[Source code of charts]

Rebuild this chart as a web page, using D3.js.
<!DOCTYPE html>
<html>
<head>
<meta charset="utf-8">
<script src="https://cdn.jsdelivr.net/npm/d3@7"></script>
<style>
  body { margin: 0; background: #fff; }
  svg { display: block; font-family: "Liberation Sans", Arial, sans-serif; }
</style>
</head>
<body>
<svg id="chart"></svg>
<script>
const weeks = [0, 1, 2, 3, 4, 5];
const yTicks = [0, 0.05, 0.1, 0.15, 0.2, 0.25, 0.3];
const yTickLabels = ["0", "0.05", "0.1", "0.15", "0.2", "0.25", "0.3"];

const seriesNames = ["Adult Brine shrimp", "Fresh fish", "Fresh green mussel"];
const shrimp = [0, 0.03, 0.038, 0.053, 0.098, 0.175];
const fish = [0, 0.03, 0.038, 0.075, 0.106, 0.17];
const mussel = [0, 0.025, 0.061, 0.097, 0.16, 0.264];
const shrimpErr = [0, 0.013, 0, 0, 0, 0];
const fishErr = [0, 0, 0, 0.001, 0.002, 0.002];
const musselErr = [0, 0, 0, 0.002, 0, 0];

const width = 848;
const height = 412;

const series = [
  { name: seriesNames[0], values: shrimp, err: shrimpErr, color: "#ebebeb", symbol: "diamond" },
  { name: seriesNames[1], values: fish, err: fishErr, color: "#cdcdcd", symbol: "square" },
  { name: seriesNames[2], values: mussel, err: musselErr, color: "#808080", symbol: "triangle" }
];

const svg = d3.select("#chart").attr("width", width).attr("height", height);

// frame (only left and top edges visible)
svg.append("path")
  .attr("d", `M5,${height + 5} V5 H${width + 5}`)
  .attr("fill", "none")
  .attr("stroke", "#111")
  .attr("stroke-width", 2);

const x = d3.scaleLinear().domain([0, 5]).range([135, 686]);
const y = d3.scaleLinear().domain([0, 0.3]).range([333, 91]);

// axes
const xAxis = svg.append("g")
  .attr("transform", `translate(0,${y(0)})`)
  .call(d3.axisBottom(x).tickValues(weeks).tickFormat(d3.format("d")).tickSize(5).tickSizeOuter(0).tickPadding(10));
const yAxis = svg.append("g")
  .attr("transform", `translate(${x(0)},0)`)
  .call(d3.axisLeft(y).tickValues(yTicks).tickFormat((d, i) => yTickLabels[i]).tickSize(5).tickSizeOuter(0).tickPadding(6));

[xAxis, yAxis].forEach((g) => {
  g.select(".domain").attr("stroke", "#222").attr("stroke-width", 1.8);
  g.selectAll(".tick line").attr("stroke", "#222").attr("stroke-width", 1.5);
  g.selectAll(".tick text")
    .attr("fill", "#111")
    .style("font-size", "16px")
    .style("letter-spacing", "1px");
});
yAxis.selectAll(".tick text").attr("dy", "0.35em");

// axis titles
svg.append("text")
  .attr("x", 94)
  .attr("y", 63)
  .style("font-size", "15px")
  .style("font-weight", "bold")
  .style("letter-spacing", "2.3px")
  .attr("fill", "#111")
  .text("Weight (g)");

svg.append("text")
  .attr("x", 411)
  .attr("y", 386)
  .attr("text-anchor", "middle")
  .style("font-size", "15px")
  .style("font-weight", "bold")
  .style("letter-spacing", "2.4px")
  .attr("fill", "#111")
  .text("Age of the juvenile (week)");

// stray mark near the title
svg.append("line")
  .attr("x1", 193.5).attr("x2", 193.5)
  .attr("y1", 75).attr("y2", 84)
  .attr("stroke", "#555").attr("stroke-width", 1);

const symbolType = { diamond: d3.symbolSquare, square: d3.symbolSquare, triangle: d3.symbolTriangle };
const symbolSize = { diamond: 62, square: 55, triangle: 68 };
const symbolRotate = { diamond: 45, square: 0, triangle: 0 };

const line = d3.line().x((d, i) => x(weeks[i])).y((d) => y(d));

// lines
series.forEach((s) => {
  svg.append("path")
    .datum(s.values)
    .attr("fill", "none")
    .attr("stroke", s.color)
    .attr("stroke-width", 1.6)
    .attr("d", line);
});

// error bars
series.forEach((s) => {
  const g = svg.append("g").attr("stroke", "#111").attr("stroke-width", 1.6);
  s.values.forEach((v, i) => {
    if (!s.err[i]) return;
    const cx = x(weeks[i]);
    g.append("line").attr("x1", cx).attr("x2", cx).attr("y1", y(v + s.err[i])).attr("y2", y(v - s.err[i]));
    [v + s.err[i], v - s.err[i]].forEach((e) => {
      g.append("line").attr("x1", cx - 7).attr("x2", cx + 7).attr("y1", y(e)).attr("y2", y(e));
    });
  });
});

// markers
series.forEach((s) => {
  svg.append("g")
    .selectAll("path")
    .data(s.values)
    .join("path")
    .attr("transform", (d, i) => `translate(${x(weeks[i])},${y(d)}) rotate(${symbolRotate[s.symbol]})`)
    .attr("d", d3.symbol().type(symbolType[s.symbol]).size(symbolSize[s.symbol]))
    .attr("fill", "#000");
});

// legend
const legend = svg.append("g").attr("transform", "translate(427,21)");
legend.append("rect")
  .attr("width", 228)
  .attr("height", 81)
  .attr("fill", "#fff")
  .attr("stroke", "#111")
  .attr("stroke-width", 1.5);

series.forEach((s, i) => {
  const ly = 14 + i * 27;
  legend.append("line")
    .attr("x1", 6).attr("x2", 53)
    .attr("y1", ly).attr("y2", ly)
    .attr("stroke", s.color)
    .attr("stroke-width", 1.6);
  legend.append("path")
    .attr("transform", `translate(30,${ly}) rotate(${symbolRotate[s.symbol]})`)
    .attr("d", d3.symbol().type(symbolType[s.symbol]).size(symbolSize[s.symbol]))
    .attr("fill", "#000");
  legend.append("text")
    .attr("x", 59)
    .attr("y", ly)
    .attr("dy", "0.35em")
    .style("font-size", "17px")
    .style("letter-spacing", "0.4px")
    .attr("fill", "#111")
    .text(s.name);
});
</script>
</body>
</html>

* * *

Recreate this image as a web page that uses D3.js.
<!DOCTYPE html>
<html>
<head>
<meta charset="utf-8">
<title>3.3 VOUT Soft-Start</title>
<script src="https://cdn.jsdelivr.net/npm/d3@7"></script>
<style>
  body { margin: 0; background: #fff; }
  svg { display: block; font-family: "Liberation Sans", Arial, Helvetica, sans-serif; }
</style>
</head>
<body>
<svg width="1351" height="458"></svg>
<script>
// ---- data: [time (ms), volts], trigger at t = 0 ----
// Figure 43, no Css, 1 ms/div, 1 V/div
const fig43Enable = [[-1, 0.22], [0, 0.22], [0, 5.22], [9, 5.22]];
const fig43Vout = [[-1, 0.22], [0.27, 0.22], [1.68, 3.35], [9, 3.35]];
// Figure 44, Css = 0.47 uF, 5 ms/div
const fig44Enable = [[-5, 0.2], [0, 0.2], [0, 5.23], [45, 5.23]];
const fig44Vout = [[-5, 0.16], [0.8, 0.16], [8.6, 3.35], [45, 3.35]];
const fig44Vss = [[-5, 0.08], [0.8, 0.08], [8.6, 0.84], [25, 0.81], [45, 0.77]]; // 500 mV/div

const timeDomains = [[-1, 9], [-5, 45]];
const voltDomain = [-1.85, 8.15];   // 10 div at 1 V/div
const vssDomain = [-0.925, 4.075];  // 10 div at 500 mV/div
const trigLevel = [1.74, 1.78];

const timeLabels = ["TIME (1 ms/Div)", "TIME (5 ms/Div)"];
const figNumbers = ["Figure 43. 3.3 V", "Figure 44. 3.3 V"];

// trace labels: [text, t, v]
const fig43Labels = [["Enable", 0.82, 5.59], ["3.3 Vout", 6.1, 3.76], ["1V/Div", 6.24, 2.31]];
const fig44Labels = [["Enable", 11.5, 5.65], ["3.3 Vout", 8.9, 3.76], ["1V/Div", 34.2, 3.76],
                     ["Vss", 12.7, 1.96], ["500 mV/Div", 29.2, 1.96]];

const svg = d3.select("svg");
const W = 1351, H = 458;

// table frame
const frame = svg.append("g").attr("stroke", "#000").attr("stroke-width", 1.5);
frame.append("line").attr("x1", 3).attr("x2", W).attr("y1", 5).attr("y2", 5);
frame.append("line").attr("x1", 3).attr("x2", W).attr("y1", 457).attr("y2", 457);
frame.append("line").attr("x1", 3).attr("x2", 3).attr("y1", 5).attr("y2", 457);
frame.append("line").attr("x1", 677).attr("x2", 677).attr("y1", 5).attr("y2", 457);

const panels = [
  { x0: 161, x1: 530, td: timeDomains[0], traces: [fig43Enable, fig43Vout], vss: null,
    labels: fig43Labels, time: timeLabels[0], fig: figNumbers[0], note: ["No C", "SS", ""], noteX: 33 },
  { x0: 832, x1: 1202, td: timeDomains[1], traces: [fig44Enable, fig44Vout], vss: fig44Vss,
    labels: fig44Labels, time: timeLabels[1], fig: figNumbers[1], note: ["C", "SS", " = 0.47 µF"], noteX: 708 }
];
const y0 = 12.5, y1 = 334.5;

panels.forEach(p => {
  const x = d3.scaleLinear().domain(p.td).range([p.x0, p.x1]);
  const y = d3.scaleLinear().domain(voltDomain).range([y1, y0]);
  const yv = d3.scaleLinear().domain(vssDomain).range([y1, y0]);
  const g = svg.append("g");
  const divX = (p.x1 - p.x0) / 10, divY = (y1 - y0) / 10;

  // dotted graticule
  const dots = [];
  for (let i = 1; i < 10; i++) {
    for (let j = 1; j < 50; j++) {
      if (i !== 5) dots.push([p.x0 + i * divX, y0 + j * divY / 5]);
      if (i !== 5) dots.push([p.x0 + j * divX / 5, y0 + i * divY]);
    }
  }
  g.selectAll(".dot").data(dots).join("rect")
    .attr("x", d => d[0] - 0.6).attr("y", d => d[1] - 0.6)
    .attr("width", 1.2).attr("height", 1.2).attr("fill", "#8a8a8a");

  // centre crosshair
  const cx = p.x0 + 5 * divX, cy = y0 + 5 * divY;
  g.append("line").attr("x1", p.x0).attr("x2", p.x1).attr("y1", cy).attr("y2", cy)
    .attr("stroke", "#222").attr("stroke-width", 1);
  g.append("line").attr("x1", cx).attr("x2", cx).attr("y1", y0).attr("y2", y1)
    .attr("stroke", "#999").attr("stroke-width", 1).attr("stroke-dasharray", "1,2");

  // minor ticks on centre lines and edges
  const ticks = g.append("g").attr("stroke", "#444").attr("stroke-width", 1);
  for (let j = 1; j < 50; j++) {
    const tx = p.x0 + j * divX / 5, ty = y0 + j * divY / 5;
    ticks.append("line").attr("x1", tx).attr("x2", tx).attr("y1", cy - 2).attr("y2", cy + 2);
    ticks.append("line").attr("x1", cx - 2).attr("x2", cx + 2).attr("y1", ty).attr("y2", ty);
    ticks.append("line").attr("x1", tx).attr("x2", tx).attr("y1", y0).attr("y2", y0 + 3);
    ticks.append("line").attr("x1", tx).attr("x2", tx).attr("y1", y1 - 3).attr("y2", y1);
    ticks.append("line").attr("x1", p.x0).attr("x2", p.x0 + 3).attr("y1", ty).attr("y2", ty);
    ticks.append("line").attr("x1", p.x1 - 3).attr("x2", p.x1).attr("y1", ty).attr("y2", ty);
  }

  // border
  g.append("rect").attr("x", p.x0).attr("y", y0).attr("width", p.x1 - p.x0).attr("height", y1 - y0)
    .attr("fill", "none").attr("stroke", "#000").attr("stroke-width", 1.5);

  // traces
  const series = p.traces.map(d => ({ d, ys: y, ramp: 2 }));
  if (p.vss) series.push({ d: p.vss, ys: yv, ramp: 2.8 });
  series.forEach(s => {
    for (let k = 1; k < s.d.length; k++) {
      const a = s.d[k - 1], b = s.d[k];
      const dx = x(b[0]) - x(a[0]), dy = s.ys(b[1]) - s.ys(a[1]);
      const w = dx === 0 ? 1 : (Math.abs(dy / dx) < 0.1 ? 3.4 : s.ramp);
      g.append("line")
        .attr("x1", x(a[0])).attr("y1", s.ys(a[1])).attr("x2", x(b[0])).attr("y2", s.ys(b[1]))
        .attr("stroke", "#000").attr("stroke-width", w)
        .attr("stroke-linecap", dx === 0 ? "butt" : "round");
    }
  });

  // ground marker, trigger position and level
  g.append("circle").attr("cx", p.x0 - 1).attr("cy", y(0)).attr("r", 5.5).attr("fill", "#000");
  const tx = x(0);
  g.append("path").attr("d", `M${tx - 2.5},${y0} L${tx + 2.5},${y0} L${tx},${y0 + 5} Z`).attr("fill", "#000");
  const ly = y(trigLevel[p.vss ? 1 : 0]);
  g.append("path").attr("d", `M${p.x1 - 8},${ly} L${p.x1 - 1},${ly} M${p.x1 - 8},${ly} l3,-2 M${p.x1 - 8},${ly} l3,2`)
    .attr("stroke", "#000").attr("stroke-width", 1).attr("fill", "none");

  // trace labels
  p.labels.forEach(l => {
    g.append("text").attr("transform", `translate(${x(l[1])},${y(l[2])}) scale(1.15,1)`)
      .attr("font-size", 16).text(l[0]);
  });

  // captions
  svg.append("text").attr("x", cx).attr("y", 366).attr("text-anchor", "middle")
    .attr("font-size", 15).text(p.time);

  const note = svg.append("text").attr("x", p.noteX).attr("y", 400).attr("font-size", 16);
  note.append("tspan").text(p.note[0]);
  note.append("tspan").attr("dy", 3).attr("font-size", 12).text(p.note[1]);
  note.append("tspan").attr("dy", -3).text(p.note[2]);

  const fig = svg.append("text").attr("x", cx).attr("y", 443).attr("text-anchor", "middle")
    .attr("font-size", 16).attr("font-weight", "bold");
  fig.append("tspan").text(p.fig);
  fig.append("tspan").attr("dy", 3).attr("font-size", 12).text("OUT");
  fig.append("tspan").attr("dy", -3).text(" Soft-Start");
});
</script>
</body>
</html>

_Given exercise_
Starting at the line that holds "Rebuild this chart", copy each line exactly and stop after the line that holds "const height = 412;".

_Answer for the task_
Rebuild this chart as a web page, using D3.js.
<!DOCTYPE html>
<html>
<head>
<meta charset="utf-8">
<script src="https://cdn.jsdelivr.net/npm/d3@7"></script>
<style>
  body { margin: 0; background: #fff; }
  svg { display: block; font-family: "Liberation Sans", Arial, sans-serif; }
</style>
</head>
<body>
<svg id="chart"></svg>
<script>
const weeks = [0, 1, 2, 3, 4, 5];
const yTicks = [0, 0.05, 0.1, 0.15, 0.2, 0.25, 0.3];
const yTickLabels = ["0", "0.05", "0.1", "0.15", "0.2", "0.25", "0.3"];

const seriesNames = ["Adult Brine shrimp", "Fresh fish", "Fresh green mussel"];
const shrimp = [0, 0.03, 0.038, 0.053, 0.098, 0.175];
const fish = [0, 0.03, 0.038, 0.075, 0.106, 0.17];
const mussel = [0, 0.025, 0.061, 0.097, 0.16, 0.264];
const shrimpErr = [0, 0.013, 0, 0, 0, 0];
const fishErr = [0, 0, 0, 0.001, 0.002, 0.002];
const musselErr = [0, 0, 0, 0.002, 0, 0];

const width = 848;
const height = 412;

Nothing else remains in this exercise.